Amid Paytm Crisis, Non-Bank Lenders Reportedly Exploring Loan Disbursal Options
Paytm’s Banking Unit Faces RBI Directive to Wind Down Operations on January 31st Due to Regulatory Non-Compliance.
Indian non-bank lenders are looking at options other than Paytm for loan disbursal, worried about the regulatory crisis engulfing the firm that has led to a temporary halt of lending services, sources with direct knowledge of the matter said.
Paytm’s banking unit on January 31 was hit by a central bank order to wind down its business due to persistent non-compliance with rules and a day later Paytm said it would not be originating loans for “maybe a couple of weeks” to resolve operational challenges.
If Paytm’s lending partners were to distance themselves from the company, that would be a further major blow to the app. Loan distribution fees contributed close to a fifth of Paytm’s revenues in the latest quarter, analysts have said.
While non-bank lenders have not terminated their contracts with Paytm, sources said that they have no visibility as to when they might be able to resume lending through the Paytm app.
“We have been speaking to the company about regulatory issues and until those are resolved, we want to stay away and explore other options for loan disbursal,” a senior executive at one of Paytm’s lending partners said.
The executive was one of three sources at the non-bank lenders who said that options were being explored.

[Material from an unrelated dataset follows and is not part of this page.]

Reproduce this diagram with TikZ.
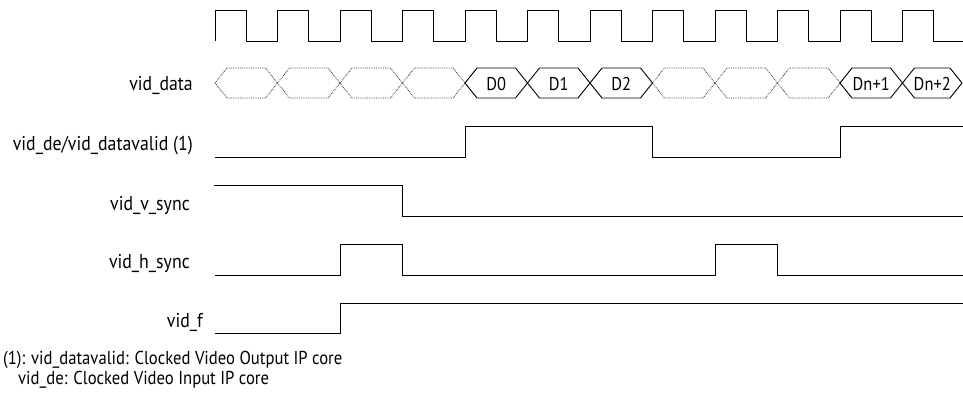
\documentclass[tikz,border=0pt]{standalone}
\usepackage{fontspec}
\setmainfont{PT Sans}[FakeStretch=0.89]
\usetikzlibrary{calc}
\tikzset{
  sig/.style={line width=1pt,black},
  busdot/.style={line width=0.8pt,black!80,densely dotted},
  busval/.style={line width=0.9pt,black},
  lbl/.style={anchor=base east,inner sep=0pt,font=\fontsize{20}{24}\selectfont},
  vallbl/.style={anchor=base,inner sep=0pt,font=\fontsize{18.5}{22}\selectfont},
  note/.style={anchor=base west,inner sep=0pt,font=\fontsize{18.7}{22}\selectfont},
}

\begin{document}
\begin{tikzpicture}[x=1pt,y=-1pt]
  \useasboundingbox (0,0) rectangle (963,394);
  % clock
  \draw[sig] (215,41) \foreach \k in {0,...,11}{
      -- (215+62.5*\k,10) -- (246.25+62.5*\k,10)
      -- (246.25+62.5*\k,41) -- (277.5+62.5*\k,41)};
  % vid_data
  \node[lbl](ldata) at (193,90) {vid\_data};
  \foreach \a/\b in {215/277.5,277.5/340,340/402.5,402.5/465,
                     652.5/715,715/777.5,777.5/840}
    \draw[busdot] (\a,83) -- (\a+12,68) -- (\b-12,68) -- (\b,83)
                  -- (\b-12,98) -- (\a+12,98) -- cycle;
  \foreach \a/\b/\t/\n in {465/527.5/D0/d0,527.5/590/D1/d1,590/652.5/D2/d2,
                           840/902.5/Dn+1/dn1,902.5/962/Dn+2/dn2}{
    \draw[busval] (\a,83) -- (\a+12,68) -- (\b-12,68) -- (\b,83)
                  -- (\b-12,98) -- (\a+12,98) -- cycle;
    \node[vallbl](\n) at (\a/2+\b/2,90) {\t};
  }
  % vid_de/vid_datavalid
  \node[lbl](lde) at (193,150) {vid\_de/vid\_datavalid (1)};
  \draw[sig] (215,157) -- (465,157) -- (465,126) -- (652.5,126) -- (652.5,157)
             -- (840,157) -- (840,126) -- (963,126);
  % vid_v_sync
  \node[lbl](lvs) at (190,210) {vid\_v\_sync};
  \draw[sig] (214,185) -- (402.5,185) -- (402.5,216) -- (963,216);
  % vid_h_sync
  \node[lbl](lhs) at (190,268) {vid\_h\_sync};
  \draw[sig] (215,275) -- (340,275) -- (340,244) -- (402.5,244) -- (402.5,275)
             -- (715,275) -- (715,244) -- (777.5,244) -- (777.5,275) -- (963,275);
  % vid_f
  \node[lbl](lf) at (203,327) {vid\_f};
  \draw[sig] (215,333) -- (340,333) -- (340,303) -- (963,303);
  % note
  \node[note](n1) at (3,364) {(1): vid\_datavalid: Clocked Video Output IP core};
  \node[note](n2) at (18,384) {vid\_de: Clocked Video Input IP core};
\end{tikzpicture}
\end{document}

They were not authorised to speak to media and declined to be identified.
A Paytm spokesperson said that while new lending from lending partners had been put on hold for a couple of weeks, the company “would like to stress upon the fact that it is solely due to operational reasons and our relationship with our lending partners remains intact.”

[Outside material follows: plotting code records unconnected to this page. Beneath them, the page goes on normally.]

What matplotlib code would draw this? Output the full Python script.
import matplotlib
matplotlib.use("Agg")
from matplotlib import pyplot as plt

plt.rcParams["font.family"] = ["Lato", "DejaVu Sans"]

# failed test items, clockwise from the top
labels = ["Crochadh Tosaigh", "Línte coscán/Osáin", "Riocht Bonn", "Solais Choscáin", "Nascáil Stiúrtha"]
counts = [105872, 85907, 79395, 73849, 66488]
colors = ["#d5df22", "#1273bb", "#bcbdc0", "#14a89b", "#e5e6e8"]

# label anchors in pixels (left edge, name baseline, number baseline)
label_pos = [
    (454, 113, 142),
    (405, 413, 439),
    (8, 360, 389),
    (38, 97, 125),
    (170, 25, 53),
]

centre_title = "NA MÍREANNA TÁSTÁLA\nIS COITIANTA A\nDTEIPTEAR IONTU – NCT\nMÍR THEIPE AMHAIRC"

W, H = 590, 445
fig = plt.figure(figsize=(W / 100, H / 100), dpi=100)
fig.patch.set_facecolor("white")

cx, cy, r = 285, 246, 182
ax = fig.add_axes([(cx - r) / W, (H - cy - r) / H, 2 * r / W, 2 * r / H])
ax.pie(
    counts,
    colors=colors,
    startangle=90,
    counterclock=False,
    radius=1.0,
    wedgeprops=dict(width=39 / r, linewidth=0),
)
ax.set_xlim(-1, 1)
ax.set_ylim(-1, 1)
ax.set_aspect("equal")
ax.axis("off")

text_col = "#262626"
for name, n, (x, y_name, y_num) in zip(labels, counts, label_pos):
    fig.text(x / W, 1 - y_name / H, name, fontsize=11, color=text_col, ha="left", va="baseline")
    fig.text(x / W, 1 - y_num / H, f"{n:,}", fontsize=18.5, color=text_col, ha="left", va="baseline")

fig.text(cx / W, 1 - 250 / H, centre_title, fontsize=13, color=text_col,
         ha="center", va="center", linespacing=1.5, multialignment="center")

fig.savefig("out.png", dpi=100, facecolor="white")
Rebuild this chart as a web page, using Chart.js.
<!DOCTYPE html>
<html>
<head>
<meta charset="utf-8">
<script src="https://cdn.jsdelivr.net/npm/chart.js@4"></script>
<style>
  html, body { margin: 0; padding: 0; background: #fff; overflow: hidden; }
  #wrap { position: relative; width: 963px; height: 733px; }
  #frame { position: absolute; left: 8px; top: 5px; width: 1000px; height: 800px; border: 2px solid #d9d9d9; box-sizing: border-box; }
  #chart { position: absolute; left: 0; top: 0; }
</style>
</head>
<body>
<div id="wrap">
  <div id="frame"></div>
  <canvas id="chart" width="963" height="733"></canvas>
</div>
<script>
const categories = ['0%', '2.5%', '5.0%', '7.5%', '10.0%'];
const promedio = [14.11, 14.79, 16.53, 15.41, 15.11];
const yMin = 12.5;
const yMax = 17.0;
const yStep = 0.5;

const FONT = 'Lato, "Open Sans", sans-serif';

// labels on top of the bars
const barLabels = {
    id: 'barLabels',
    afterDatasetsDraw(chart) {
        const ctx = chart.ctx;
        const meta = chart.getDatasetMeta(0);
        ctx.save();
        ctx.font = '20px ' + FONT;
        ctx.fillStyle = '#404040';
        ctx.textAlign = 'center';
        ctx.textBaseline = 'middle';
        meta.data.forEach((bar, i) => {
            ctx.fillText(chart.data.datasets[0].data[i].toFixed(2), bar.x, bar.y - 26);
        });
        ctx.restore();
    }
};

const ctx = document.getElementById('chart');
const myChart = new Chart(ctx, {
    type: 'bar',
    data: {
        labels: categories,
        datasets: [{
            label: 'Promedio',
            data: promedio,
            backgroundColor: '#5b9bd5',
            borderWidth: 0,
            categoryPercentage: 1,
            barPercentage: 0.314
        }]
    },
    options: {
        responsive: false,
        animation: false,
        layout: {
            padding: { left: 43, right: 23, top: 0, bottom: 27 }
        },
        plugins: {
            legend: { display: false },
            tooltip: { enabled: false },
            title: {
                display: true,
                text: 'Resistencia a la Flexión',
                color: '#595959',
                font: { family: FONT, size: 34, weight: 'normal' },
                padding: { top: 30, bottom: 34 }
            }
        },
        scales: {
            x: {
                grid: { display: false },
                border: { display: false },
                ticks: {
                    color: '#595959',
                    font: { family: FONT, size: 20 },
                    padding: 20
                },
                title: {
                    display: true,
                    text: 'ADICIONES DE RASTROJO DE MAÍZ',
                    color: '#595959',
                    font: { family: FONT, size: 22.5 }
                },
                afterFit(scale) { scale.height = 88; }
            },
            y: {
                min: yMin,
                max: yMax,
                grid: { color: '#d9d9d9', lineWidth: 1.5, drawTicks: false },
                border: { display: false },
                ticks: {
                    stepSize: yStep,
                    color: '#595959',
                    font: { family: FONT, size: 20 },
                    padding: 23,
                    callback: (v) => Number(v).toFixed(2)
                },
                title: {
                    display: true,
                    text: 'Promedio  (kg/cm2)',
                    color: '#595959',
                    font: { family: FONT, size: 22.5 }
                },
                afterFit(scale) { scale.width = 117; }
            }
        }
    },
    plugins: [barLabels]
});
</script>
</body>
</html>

Paytm has seven non-bank lending partners: Aditya Birla Finance, Hero Fincorp, Piramal Capital, Poonawalla Fincorp, Shriram Finance, SMFG India Credit and Tata Capital.

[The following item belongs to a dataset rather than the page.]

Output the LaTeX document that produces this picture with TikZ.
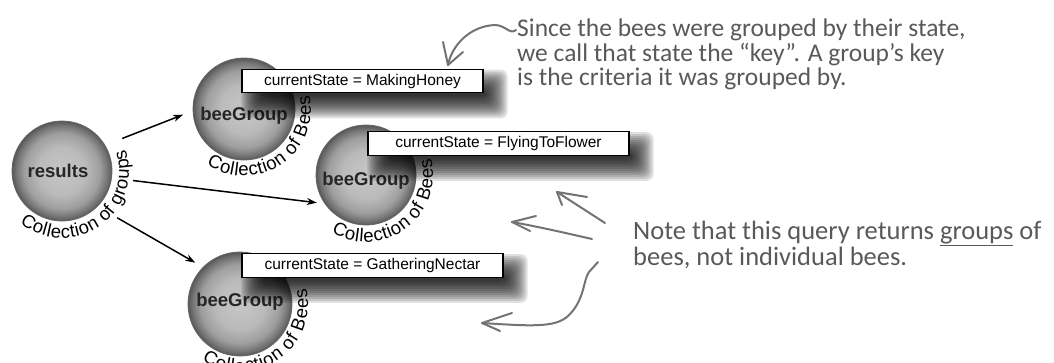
\documentclass[tikz,border=0pt]{standalone}
\usepackage{fontspec}
\setmainfont{Liberation Sans}
\newfontfamily\hand{Carlito}
\usetikzlibrary{arrows.meta,decorations.text}
\pgfdeclareradialshading{beeball}{\pgfpoint{0bp}{0bp}}{color(0bp)=(black!22); color(12bp)=(black!27); color(19bp)=(black!38); color(23bp)=(black!55); color(25bp)=(black!66); color(50bp)=(black!66)}
\pgfdeclarelayer{circles}
\pgfdeclarelayer{shadow}
\pgfsetlayers{circles,shadow,main}
\newcommand\mybxshadow[1]{%
  \foreach \k in {0,...,11}{%
    \pgfmathsetmacro\dd{12-2*\k}%
    \fill[black, fill opacity=0.12, rounded corners=7pt]
      ([shift={(12-\dd,-13-\dd)}]#1.south west) rectangle ([shift={(12+\dd,-13+\dd)}]#1.north east);
  }}
\begin{document}
\begin{tikzpicture}[x=1pt,y=1pt,
  ball/.style={circle, minimum size=#1, inner sep=0pt, outer sep=0pt, shading=beeball,
    draw=black!60, line width=0.8pt, font=\bfseries\fontsize{18.5}{20}\selectfont, text=black!85},
  statebox/.style={draw=black, line width=1.1pt, fill=white, minimum width=#1, minimum height=23.5pt,
    inner sep=0pt, font=\fontsize{15.5}{17}\selectfont},
  link/.style={line width=1.5pt, -{Stealth[length=10pt,width=7pt]}},
  hand/.style={draw=black!55, line width=2pt, line cap=round, line join=round},
  handtext/.style={text=black!65, align=left, inner sep=0pt},
  ring/.style={decorate, decoration={text along path, text align={fit to path},
    text={|\fontsize{18.5}{20}\selectfont|#1}}}
]
\useasboundingbox (0,0) rectangle (1054,-362);

% circles
\begin{pgfonlayer}{circles}
\node[ball=100pt] (results) at (62,-171) {\hspace*{-8pt}results};
\node[ball=102pt, text height=27pt, text depth=4pt] (bg1) at (244,-109) {beeGroup};
\node[ball=100pt, text height=24pt, text depth=4pt] (bg2) at (366,-175) {beeGroup};
\node[ball=104pt, text height=13.5pt, text depth=9pt] (bg3) at (240,-304) {beeGroup};
\end{pgfonlayer}

% state boxes
\node[statebox=241pt] (s1) at (362.5,-81) {currentState = MakingHoney};
\node[statebox=261pt] (s2) at (498.5,-143.5) {currentState = FlyingToFlower};
\node[statebox=261pt] (s3) at (372.5,-265.5) {currentState = GatheringNectar};
\begin{pgfonlayer}{shadow}
\mybxshadow{s1}
\mybxshadow{s2}
\mybxshadow{s3}
\end{pgfonlayer}

% curved labels
\begin{scope}
\fontsize{18.5}{20}\selectfont
\path[ring={Collection of groups}] ([shift={(231:67)}]results.center) arc[start angle=231, end angle=379, radius=67];
\path[ring={Collection of Bees}] ([shift={(236:67)}]bg1.center) arc[start angle=236, end angle=372, radius=67];
\path[ring={Collection of Bees}] ([shift={(239:67)}]bg2.center) arc[start angle=239, end angle=374, radius=67];
\path[ring={Collection of Bees}] ([shift={(236:68)}]bg3.center) arc[start angle=236, end angle=373, radius=68];
\end{scope}

% connectors
\draw[link, shorten <=18.7pt, shorten >=10.7pt] (results.31.8) -- (bg1.182.5);
\draw[link, shorten <=21.7pt, shorten >=8.3pt] (results.-8.5) -- (bg2.215.4);
\draw[link, shorten <=22.9pt, shorten >=9.2pt] (results.-45.3) -- (bg3.135.5);

% handwritten notes
\node[handtext, font=\hand\fontsize{25.5}{24.5}\selectfont, anchor=north west] (n1) at (517,-19)
  {Since the bees were grouped by their state,\\we call that state the “key”. A group’s key\\is the criteria it was grouped by.};
\node[handtext, font=\hand\fontsize{26.5}{24.5}\selectfont, anchor=north west] (n2) at (633,-221)
  {Note that this query returns \underline{groups} of\\bees, not individual bees.};

% handwritten arrows
\coordinate (h1s) at (516,-30);
\coordinate (h1t) at (448,-65);
\draw[hand] (h1s) .. controls (510,-35) and (505,-25) .. (495,-25) .. controls (470,-26) and (452,-45) .. (h1t);
\draw[hand] (443,-42) -- (h1t) -- (463,-52);

\coordinate (h2s) at (605,-223);
\coordinate (h2t) at (557,-192);
\draw[hand] (h2s) -- (h2t);
\draw[hand] (587,-197) -- (h2t) -- (562,-205);

\coordinate (h3s) at (592,-239);
\coordinate (h3t) at (512,-222);
\draw[hand] (h3s) .. controls (570,-234) and (540,-227) .. (h3t);
\draw[hand] (536,-216) -- (h3t) -- (530,-231);

\coordinate (h4s) at (598,-262);
\coordinate (h4t) at (482,-323);
\draw[hand] (h4s) -- (589,-272) .. controls (583,-280) and (585,-300) .. (568,-316) .. controls (555,-328) and (530,-326) .. (h4t);
\draw[hand] (512,-313) -- (h4t) -- (500,-331);
\end{tikzpicture}
\end{document}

None of the non-bank lenders responded to Reuters requests for comment. Most also have partnerships with other digital payments firms.
Paytm, known formally as One 97 Communications, disbursed loans worth 155 billion rupees ($1.9 billion) on behalf of the seven lenders in the October-December quarter, according to a company presentation to investors.
“Lending was expected to become the key driver of earnings in the near future and hence accounted for the bulk of Paytm’s (market) valuation,” said Pranav Gundlapalle, senior research analyst at AllianceBernstein.
Paytm shares tumbled another 10% on Tuesday to fresh record lows after brokerage house Macquarie said the company faced a serious risk of customer exodus. The stock has halved in value since Jan. 31.
It remains to be seen just how extensive the financial and reputational impact of the winding down of Paytm Payments Bank will be on Paytm.
Owners of the 330 million digital wallets at the bank will no longer be able to make deposits after February 29 but will retain the ability to withdraw their funds. Although there is a possibility of extending the deadline to facilitate a smoother transition of certain bank-related services, the central bank has affirmed its decision to cease operations at the bank.
The existence of its own payments bank enabled Paytm to process transactions at a reduced cost compared to other digital payments companies. Paytm has announced its efforts to establish new banking partnerships.
Despite the crisis, payments can still be executed on the Paytm app through India’s widely-used Unified Payments Interface (UPI) digital payments system.
However, numerous merchants have opted not to accept payments via Paytm amidst the situation, resulting in a surge in demand for services offered by Walmart’s PhonePe and Google Pay.